◆ **Given material**:
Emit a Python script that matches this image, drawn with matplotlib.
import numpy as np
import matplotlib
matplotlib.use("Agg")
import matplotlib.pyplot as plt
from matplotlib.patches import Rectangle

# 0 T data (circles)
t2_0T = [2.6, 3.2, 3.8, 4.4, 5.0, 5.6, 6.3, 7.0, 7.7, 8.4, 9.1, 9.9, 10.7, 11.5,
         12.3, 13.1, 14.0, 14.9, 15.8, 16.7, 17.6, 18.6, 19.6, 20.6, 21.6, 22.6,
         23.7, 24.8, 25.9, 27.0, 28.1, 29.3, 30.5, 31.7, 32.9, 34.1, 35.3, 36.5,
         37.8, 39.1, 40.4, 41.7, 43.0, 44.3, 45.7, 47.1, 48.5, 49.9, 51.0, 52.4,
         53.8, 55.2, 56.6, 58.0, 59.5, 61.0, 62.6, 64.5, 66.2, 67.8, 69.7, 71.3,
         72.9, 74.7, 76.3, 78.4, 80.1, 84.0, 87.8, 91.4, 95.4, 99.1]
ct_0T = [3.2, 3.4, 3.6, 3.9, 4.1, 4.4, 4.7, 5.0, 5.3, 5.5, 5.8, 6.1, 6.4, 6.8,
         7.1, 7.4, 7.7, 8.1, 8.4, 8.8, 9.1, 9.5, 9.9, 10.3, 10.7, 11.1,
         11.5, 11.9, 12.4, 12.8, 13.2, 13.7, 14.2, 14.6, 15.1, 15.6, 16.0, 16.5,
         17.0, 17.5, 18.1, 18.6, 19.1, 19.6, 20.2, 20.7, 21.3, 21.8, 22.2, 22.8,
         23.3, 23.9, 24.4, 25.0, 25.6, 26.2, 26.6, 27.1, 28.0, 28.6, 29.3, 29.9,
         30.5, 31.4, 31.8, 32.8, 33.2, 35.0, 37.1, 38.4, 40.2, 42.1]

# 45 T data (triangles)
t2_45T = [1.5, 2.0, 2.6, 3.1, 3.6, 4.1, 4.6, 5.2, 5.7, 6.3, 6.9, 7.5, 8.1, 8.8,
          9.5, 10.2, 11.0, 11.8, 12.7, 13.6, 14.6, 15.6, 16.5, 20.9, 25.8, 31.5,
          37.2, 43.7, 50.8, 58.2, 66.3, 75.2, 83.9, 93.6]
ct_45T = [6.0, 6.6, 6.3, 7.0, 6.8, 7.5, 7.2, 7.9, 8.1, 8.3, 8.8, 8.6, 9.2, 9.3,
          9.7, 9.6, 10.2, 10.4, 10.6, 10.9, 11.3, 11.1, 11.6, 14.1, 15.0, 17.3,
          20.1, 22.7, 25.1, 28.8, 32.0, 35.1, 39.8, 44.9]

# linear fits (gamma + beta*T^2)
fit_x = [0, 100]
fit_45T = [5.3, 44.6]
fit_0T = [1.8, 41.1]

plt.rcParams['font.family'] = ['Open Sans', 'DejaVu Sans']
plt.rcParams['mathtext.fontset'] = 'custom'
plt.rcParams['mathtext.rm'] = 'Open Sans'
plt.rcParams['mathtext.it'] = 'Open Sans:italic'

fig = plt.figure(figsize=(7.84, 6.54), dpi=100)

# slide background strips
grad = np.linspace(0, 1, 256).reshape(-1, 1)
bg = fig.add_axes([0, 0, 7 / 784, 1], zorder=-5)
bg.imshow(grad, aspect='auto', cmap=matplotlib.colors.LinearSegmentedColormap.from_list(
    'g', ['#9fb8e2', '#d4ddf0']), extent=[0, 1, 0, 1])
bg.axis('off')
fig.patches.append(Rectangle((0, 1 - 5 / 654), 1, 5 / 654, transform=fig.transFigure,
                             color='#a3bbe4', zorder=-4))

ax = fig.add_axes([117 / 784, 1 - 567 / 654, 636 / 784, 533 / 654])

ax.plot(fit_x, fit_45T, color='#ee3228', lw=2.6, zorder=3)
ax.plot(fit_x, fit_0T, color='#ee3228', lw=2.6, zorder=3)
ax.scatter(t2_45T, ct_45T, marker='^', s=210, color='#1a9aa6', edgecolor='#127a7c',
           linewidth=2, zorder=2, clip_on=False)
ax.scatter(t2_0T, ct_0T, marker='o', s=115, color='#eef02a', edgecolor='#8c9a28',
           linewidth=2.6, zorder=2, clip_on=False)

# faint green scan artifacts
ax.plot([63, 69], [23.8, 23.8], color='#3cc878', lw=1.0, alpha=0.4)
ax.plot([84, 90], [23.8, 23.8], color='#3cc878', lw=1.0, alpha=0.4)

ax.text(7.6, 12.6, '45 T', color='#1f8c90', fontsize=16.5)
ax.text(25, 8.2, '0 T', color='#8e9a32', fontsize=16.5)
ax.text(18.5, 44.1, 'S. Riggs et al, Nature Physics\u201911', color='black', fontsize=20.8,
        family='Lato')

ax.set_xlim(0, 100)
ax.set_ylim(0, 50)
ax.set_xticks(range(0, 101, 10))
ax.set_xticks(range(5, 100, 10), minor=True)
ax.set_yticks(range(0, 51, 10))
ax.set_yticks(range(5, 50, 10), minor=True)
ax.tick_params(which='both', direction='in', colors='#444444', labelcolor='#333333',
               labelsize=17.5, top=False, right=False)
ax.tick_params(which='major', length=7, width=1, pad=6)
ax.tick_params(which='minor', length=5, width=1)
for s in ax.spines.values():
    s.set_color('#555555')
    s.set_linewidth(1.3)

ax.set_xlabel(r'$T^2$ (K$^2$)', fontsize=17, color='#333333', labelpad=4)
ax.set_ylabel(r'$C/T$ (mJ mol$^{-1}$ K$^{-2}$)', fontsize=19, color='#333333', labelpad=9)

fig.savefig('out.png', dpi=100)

◆ **Requirement**: Your task is to transcribe the material exactly.

◆ **Final result**:
Emit a Python script that matches this image, drawn with matplotlib.
import numpy as np
import matplotlib
matplotlib.use("Agg")
import matplotlib.pyplot as plt
from matplotlib.patches import Rectangle

# 0 T data (circles)
t2_0T = [2.6, 3.2, 3.8, 4.4, 5.0, 5.6, 6.3, 7.0, 7.7, 8.4, 9.1, 9.9, 10.7, 11.5,
         12.3, 13.1, 14.0, 14.9, 15.8, 16.7, 17.6, 18.6, 19.6, 20.6, 21.6, 22.6,
         23.7, 24.8, 25.9, 27.0, 28.1, 29.3, 30.5, 31.7, 32.9, 34.1, 35.3, 36.5,
         37.8, 39.1, 40.4, 41.7, 43.0, 44.3, 45.7, 47.1, 48.5, 49.9, 51.0, 52.4,
         53.8, 55.2, 56.6, 58.0, 59.5, 61.0, 62.6, 64.5, 66.2, 67.8, 69.7, 71.3,
         72.9, 74.7, 76.3, 78.4, 80.1, 84.0, 87.8, 91.4, 95.4, 99.1]
ct_0T = [3.2, 3.4, 3.6, 3.9, 4.1, 4.4, 4.7, 5.0, 5.3, 5.5, 5.8, 6.1, 6.4, 6.8,
         7.1, 7.4, 7.7, 8.1, 8.4, 8.8, 9.1, 9.5, 9.9, 10.3, 10.7, 11.1,
         11.5, 11.9, 12.4, 12.8, 13.2, 13.7, 14.2, 14.6, 15.1, 15.6, 16.0, 16.5,
         17.0, 17.5, 18.1, 18.6, 19.1, 19.6, 20.2, 20.7, 21.3, 21.8, 22.2, 22.8,
         23.3, 23.9, 24.4, 25.0, 25.6, 26.2, 26.6, 27.1, 28.0, 28.6, 29.3, 29.9,
         30.5, 31.4, 31.8, 32.8, 33.2, 35.0, 37.1, 38.4, 40.2, 42.1]

# 45 T data (triangles)
t2_45T = [1.5, 2.0, 2.6, 3.1, 3.6, 4.1, 4.6, 5.2, 5.7, 6.3, 6.9, 7.5, 8.1, 8.8,
          9.5, 10.2, 11.0, 11.8, 12.7, 13.6, 14.6, 15.6, 16.5, 20.9, 25.8, 31.5,
          37.2, 43.7, 50.8, 58.2, 66.3, 75.2, 83.9, 93.6]
ct_45T = [6.0, 6.6, 6.3, 7.0, 6.8, 7.5, 7.2, 7.9, 8.1, 8.3, 8.8, 8.6, 9.2, 9.3,
          9.7, 9.6, 10.2, 10.4, 10.6, 10.9, 11.3, 11.1, 11.6, 14.1, 15.0, 17.3,
          20.1, 22.7, 25.1, 28.8, 32.0, 35.1, 39.8, 44.9]

# linear fits (gamma + beta*T^2)
fit_x = [0, 100]
fit_45T = [5.3, 44.6]
fit_0T = [1.8, 41.1]

plt.rcParams['font.family'] = ['Open Sans', 'DejaVu Sans']
plt.rcParams['mathtext.fontset'] = 'custom'
plt.rcParams['mathtext.rm'] = 'Open Sans'
plt.rcParams['mathtext.it'] = 'Open Sans:italic'

fig = plt.figure(figsize=(7.84, 6.54), dpi=100)

# slide background strips
grad = np.linspace(0, 1, 256).reshape(-1, 1)
bg = fig.add_axes([0, 0, 7 / 784, 1], zorder=-5)
bg.imshow(grad, aspect='auto', cmap=matplotlib.colors.LinearSegmentedColormap.from_list(
    'g', ['#9fb8e2', '#d4ddf0']), extent=[0, 1, 0, 1])
bg.axis('off')
fig.patches.append(Rectangle((0, 1 - 5 / 654), 1, 5 / 654, transform=fig.transFigure,
                             color='#a3bbe4', zorder=-4))

ax = fig.add_axes([117 / 784, 1 - 567 / 654, 636 / 784, 533 / 654])

ax.plot(fit_x, fit_45T, color='#ee3228', lw=2.6, zorder=3)
ax.plot(fit_x, fit_0T, color='#ee3228', lw=2.6, zorder=3)
ax.scatter(t2_45T, ct_45T, marker='^', s=210, color='#1a9aa6', edgecolor='#127a7c',
           linewidth=2, zorder=2, clip_on=False)
ax.scatter(t2_0T, ct_0T, marker='o', s=115, color='#eef02a', edgecolor='#8c9a28',
           linewidth=2.6, zorder=2, clip_on=False)

# faint green scan artifacts
ax.plot([63, 69], [23.8, 23.8], color='#3cc878', lw=1.0, alpha=0.4)
ax.plot([84, 90], [23.8, 23.8], color='#3cc878', lw=1.0, alpha=0.4)

ax.text(7.6, 12.6, '45 T', color='#1f8c90', fontsize=16.5)
ax.text(25, 8.2, '0 T', color='#8e9a32', fontsize=16.5)
ax.text(18.5, 44.1, 'S. Riggs et al, Nature Physics\u201911', color='black', fontsize=20.8,
        family='Lato')

ax.set_xlim(0, 100)
ax.set_ylim(0, 50)
ax.set_xticks(range(0, 101, 10))
ax.set_xticks(range(5, 100, 10), minor=True)
ax.set_yticks(range(0, 51, 10))
ax.set_yticks(range(5, 50, 10), minor=True)
ax.tick_params(which='both', direction='in', colors='#444444', labelcolor='#333333',
               labelsize=17.5, top=False, right=False)
ax.tick_params(which='major', length=7, width=1, pad=6)
ax.tick_params(which='minor', length=5, width=1)
for s in ax.spines.values():
    s.set_color('#555555')
    s.set_linewidth(1.3)

ax.set_xlabel(r'$T^2$ (K$^2$)', fontsize=17, color='#333333', labelpad=4)
ax.set_ylabel(r'$C/T$ (mJ mol$^{-1}$ K$^{-2}$)', fontsize=19, color='#333333', labelpad=9)

fig.savefig('out.png', dpi=100)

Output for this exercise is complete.